When I was done talking to him, we went outside, got in the jeep and drove off. About a half-hour later we arrived in the center of town and set up a small camp. We had a dinner of canned soup over an open flame.
About an hour later Connor decided to go to bed. I had offered to be on guard for the night. It was at about two o’ clock when I was just about asleep, when I saw something throw an object into Connor’s tent. I then lunged at the thing and started punching it in the face, and in return it punched me in the face. I then pushed it off of me and pulled out my pistol, ran, and shot it in the face seven times. I then ran into the tent to grab the object, but I only had enough time to get Connor out of the tent before it exploded.
Shrapnel from the blast shot into my body. The pain was actually not that bad, but it still hurt a lot. I lay on the ground for what seemed like an hour, but in reality was only 2 minutes.
I had blacked out from the pain, but awoke in an American hospital with countless faces hovering over my body. I was having trouble seeing. As I looked around I only saw one face that I recognize, and it was Connor’s. He asked me one question which was, “How do you feel?”
“I feel pain and lots of it.” I said. I had so many questions about what had happened and how I had gotten here, so I asked, “Where am I?”
“You’re in an American Hospital.” Connor replied.

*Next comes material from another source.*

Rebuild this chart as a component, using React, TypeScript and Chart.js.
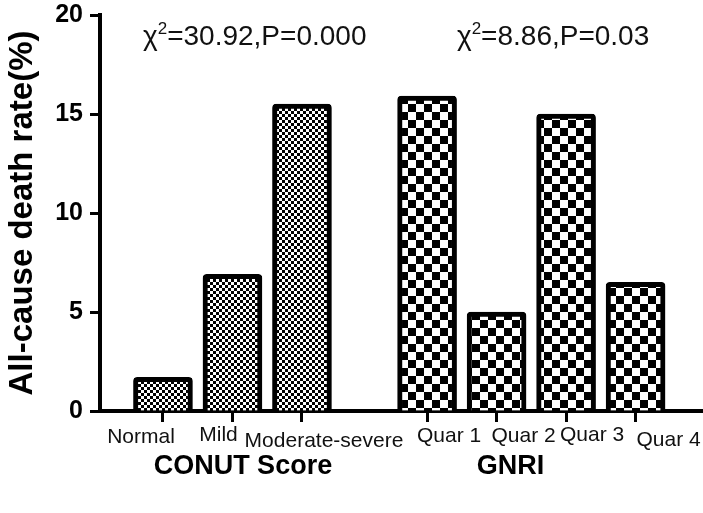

It’s been about four years since I finally got out of that place. But the more I think about it, the more I miss that god-forsaken place and the soldiers’ that live and work there. “You’ll never think that you’ll miss someone, something, or some place until you aren’t there with that person, object, or place. So take it from me, you should spend as much time with that person or stay in that place for as long as you can.”